Hitchens, of course, isn't really arguing that God is good or not good. In his book, he argues that God isn't at all. With all the zeal and surety of an 8th grade intellect, he lays out a two point case that (1) God is the figment of a collective superstition and (2) that figment has caused deep and irreparable harm to human society without a compensating good during the history of the world. Of course we all can recall arguments from fellow adolescents to the effect, "What good is religion? After all, religion caused the Crusades and the Spanish Inquisition; religion causes terrorism today. All the wars and suffering of history got justified by men in the name of God. Grown ups only tell you to believe in God so that you'll go to heaven and not worry about things sucking right here on earth."
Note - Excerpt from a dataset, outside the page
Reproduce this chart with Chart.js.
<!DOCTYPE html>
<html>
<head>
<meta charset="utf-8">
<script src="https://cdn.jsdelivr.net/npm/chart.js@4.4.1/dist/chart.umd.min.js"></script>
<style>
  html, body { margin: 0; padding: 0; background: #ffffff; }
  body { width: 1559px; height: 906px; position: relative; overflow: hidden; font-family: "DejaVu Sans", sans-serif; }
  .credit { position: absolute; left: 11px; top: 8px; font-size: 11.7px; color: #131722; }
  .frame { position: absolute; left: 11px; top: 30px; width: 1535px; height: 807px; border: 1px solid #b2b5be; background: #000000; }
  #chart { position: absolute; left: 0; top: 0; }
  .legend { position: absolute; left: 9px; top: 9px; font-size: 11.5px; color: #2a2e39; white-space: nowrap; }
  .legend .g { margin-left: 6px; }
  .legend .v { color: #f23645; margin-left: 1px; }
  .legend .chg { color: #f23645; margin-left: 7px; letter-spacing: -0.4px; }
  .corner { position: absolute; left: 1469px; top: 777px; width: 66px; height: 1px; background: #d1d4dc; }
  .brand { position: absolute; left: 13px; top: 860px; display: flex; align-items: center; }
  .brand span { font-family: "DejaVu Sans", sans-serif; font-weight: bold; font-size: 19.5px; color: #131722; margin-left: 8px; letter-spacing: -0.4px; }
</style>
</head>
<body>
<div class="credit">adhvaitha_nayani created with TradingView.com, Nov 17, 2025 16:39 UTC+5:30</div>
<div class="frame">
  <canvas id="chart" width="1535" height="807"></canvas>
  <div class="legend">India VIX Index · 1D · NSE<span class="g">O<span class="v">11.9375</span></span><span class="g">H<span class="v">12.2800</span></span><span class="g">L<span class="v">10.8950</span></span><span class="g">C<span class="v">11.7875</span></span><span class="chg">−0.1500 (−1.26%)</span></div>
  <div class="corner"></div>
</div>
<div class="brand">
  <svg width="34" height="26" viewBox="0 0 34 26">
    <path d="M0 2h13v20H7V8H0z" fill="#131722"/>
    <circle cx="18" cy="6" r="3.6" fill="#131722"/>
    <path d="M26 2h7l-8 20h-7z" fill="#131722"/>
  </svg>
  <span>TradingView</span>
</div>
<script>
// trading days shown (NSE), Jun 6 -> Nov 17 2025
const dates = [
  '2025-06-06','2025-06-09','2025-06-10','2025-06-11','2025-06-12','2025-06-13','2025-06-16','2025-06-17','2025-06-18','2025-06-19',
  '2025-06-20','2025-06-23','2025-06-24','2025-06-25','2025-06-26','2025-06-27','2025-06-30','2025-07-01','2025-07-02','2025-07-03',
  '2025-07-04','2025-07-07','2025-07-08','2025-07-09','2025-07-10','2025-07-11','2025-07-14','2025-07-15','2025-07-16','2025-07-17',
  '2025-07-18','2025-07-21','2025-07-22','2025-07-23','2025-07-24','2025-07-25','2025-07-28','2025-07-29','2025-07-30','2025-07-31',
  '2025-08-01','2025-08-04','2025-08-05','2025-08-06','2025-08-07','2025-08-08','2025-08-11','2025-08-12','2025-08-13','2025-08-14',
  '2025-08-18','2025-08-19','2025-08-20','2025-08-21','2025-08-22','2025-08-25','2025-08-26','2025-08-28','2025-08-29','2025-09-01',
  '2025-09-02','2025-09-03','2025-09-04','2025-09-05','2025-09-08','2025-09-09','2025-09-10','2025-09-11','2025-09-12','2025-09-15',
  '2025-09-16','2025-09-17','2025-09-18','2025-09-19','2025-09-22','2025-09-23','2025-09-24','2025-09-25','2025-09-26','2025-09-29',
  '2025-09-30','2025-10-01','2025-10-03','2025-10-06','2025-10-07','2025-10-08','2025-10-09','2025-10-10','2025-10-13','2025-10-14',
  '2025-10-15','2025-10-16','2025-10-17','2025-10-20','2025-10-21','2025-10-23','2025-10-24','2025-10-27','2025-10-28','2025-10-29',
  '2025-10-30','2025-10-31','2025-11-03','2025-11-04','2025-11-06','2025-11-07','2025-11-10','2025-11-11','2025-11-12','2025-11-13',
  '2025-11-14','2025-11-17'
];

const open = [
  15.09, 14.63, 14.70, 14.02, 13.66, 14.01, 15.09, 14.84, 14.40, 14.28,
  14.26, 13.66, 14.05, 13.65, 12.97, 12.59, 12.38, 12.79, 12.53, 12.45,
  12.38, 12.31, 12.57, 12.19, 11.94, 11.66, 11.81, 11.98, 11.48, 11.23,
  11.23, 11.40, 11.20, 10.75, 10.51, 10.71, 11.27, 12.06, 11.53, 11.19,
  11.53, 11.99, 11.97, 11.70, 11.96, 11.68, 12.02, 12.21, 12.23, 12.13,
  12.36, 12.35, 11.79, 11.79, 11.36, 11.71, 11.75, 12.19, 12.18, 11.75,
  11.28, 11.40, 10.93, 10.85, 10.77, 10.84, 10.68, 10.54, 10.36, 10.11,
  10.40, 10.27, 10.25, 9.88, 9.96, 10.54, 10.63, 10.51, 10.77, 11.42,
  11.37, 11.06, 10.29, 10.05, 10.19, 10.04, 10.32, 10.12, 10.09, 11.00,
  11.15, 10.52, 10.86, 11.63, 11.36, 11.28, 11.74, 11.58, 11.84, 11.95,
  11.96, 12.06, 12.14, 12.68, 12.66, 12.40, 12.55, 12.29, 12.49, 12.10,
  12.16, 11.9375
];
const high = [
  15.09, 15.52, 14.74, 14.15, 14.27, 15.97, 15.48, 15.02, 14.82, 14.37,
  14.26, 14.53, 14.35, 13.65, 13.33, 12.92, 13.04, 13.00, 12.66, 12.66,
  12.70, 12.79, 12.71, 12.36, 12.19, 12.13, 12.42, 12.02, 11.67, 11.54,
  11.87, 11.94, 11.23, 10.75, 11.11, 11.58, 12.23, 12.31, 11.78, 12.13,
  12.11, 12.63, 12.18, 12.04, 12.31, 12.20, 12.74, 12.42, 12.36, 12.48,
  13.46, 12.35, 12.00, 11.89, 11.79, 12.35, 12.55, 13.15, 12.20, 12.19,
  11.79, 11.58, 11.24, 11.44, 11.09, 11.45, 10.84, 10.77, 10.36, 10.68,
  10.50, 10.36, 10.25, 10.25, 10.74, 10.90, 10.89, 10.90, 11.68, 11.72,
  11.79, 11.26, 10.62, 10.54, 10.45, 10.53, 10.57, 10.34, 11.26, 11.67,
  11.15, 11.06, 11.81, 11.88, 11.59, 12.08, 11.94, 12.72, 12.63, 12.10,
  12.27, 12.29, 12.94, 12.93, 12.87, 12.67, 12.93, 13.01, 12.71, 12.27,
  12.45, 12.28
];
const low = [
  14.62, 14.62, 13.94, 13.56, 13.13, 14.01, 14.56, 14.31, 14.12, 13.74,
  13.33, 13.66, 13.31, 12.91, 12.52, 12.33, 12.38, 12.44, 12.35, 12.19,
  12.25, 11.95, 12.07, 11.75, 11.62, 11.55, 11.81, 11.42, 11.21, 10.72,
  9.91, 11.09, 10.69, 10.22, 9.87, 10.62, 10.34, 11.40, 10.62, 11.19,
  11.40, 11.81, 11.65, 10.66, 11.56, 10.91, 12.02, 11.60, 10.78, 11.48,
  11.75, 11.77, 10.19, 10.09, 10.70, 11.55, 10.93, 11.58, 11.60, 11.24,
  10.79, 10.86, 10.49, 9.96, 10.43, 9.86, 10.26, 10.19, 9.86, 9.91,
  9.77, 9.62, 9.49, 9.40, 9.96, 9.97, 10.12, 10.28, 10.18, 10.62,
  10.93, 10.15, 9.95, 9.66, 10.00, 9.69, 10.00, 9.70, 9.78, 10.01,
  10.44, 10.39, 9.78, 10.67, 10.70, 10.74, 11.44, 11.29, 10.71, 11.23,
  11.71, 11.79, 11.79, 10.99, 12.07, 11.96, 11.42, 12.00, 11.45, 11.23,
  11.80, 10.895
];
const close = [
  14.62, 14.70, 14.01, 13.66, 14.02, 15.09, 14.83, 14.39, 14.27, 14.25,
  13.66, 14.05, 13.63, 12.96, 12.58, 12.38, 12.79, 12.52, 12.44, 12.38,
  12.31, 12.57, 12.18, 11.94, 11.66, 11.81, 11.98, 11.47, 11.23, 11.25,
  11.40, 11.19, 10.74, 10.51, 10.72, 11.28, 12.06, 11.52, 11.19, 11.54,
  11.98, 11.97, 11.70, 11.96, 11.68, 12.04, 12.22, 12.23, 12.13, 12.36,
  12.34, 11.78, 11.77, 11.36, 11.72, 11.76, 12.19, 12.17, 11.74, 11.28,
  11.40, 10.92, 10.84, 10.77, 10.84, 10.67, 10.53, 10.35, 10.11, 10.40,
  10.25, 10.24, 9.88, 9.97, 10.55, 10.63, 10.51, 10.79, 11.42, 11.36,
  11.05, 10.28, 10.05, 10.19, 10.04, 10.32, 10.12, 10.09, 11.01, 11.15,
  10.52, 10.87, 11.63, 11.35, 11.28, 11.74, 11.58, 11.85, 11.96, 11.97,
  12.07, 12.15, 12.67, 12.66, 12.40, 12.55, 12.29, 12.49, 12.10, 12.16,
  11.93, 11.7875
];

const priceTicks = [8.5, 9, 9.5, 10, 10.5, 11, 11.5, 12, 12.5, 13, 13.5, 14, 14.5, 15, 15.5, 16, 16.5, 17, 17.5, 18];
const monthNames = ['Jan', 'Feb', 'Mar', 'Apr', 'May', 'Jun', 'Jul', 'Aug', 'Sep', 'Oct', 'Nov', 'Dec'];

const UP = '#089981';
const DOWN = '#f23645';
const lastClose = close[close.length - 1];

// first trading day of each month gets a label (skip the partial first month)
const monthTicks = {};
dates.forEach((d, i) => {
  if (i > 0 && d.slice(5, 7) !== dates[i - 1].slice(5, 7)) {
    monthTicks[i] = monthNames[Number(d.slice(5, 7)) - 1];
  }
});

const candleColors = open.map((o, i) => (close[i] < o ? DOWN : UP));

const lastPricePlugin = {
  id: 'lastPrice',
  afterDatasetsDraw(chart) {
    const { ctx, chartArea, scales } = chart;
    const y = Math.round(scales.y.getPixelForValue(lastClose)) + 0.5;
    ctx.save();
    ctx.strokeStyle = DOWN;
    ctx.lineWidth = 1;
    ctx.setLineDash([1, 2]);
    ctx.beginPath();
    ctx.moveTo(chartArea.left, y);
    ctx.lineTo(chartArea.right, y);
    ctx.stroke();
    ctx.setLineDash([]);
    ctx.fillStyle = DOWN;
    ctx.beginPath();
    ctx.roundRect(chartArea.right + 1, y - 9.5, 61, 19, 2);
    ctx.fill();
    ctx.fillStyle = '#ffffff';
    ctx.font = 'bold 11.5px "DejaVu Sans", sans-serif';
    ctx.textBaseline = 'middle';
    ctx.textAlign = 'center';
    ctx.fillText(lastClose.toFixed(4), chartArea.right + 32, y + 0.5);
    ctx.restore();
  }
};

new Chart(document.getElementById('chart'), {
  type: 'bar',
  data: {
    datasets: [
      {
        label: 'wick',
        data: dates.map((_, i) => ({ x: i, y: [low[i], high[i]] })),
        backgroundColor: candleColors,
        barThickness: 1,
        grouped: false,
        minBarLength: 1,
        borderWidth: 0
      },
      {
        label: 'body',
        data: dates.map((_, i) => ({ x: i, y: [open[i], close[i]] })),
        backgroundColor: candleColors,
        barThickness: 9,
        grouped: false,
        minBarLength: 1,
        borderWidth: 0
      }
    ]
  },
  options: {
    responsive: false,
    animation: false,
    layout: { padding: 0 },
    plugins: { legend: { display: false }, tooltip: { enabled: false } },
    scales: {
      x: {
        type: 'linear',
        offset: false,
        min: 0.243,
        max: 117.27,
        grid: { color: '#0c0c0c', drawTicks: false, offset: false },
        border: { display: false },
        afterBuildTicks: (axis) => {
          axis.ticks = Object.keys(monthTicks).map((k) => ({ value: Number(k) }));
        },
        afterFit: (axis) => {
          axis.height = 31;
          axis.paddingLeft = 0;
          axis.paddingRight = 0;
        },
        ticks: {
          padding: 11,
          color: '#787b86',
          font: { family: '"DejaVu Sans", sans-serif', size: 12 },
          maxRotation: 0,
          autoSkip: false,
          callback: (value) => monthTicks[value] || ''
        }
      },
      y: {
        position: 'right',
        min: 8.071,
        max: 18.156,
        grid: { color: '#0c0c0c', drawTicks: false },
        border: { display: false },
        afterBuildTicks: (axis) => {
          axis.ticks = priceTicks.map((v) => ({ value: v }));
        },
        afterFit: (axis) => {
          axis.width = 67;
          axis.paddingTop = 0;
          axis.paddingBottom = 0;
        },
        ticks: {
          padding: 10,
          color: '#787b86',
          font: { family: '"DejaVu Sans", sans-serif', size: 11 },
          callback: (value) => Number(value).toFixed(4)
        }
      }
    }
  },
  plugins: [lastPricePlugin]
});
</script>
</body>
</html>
Hitchens lays out the case a bit more cleverly, but doesn't deviate much from this thesis. He holds to the view that religion is little more than a parasite feeding off of the material success of civil society. The inadequacy of this view is underscored in the second chapter of Stewart Gordon's When Asia Was the World. Gordon, in reviewing the journey from Baghdad to the kingdom of the Bulgars by Ibn Fadlan in the 10th century, draws out the absolute necessity of religion in the creation of civil society. That is, without the development of patriarchal, monotheistic, domineering religions, with all their harms and benefits to mankind, civilization would never have become secure and stabilized enough for religions to feed off of them.


In the first chapter, Gordon walks us through the Buddhist world of 7th century east and south asia. In the story of Ibn Fadlan 300 years later, it is the Islamic empire built by the Caliphs while the Tang Dynasty stagnated and the Europeans wallowed in the Dark Ages that a violence-justifying religion brought commerce, luxury, enlightenment, and peace to a wide swath of the known world. It wasn't the human propensity to truck and barter that laid the foundation for the success of the Caliphate; it was the Muslim faith, acting as a social cement.

Gordon provides an instructive contrast. Whether it's Mongolia, Macedonia, Rome, Tsarist Russia, Gilded Age America, or Arabia Felix, new empires always arise from the periphery. In the medieval world on the fringes of settled civilizations, Ibn Fadlan traveled in his life from the semi nomadic region of his birth to the semi nomadic lands that his fame today rests on. The patterns of interaction between the Cains and Abels, between the settled communities and the nomads of both the Arab desert and the central Asian steppes were nearly identical. While there was a necessary commerce between the wandering herdsmen and the town dwellers, trading animal hides and meat for grains, metalworks, and handicrafts, more often than not the conflicts between their cultures led to feuding and violence.

Herding tribes fought one another for dominance of the wilds between towns in ever expanding and shifting systems of alliance of tribute. Towns competed with each other across barriers of language, culture, and positioning along the great transAsian trade routes. The small kingdoms pushed back the barbarian nomads and the nomads raided the towns for plunder. Without a coherent system for consolidating identities and loyalties to the diverse language and culture groups, no empire could ever hold sway for long. The introduction of a coherent monotheistic faith gave an overarching common ground for these cultural mosaics; and being a religion, this common ground could realistically assert itself as the moral high ground when disputes between regional interests erupted.

Now this is not to suggest that 10th century Islam was a peaceful or culturally homogenous realm--far from it. Islam surpasses even Christianity in the intractability and vehemence of its doctrinal schisms. The blend of local customs into the faith and the politics of regal conversions as always complicated the religious, commercial, and military alliances that held the civilization together. Ibn Fadlan's mission itself was a political and economic failure. The king of the Bulgars had been less than honest in his supplications to the Caliph. King Almish didn't want to convert to Islam--he was already a Muslim--but only sought a display of wealth from the Caliph to intimidate his local rivals.

Ibn Fadlan himself never delivered the money the king had requested--and which it turned out Almish didn't need anyway. The importance today of Ibn Fadlan's journey isn't his political accomplishments, but the journal of descriptions he left of the Viking raiders he called the "Rus." His objective and accurate descriptions, coming from a scientific culture that valued factual accuracy more than mythology gives a unique outsider's view of this preliterate Norse culture as well as the scope of world commerce afforded by the stability of the Islamic unification of central Eurasia.


Both the political stability and the rational historical records are gifts of monotheism, whether Abrahamic or Taoistic. Next time your teenager, or your inner teenager, starts ranking on how insidious religion is, remind him that religion also created as well as corrupted human society. I mean, after you beat him senseless in the name of Baby Jesus, that is.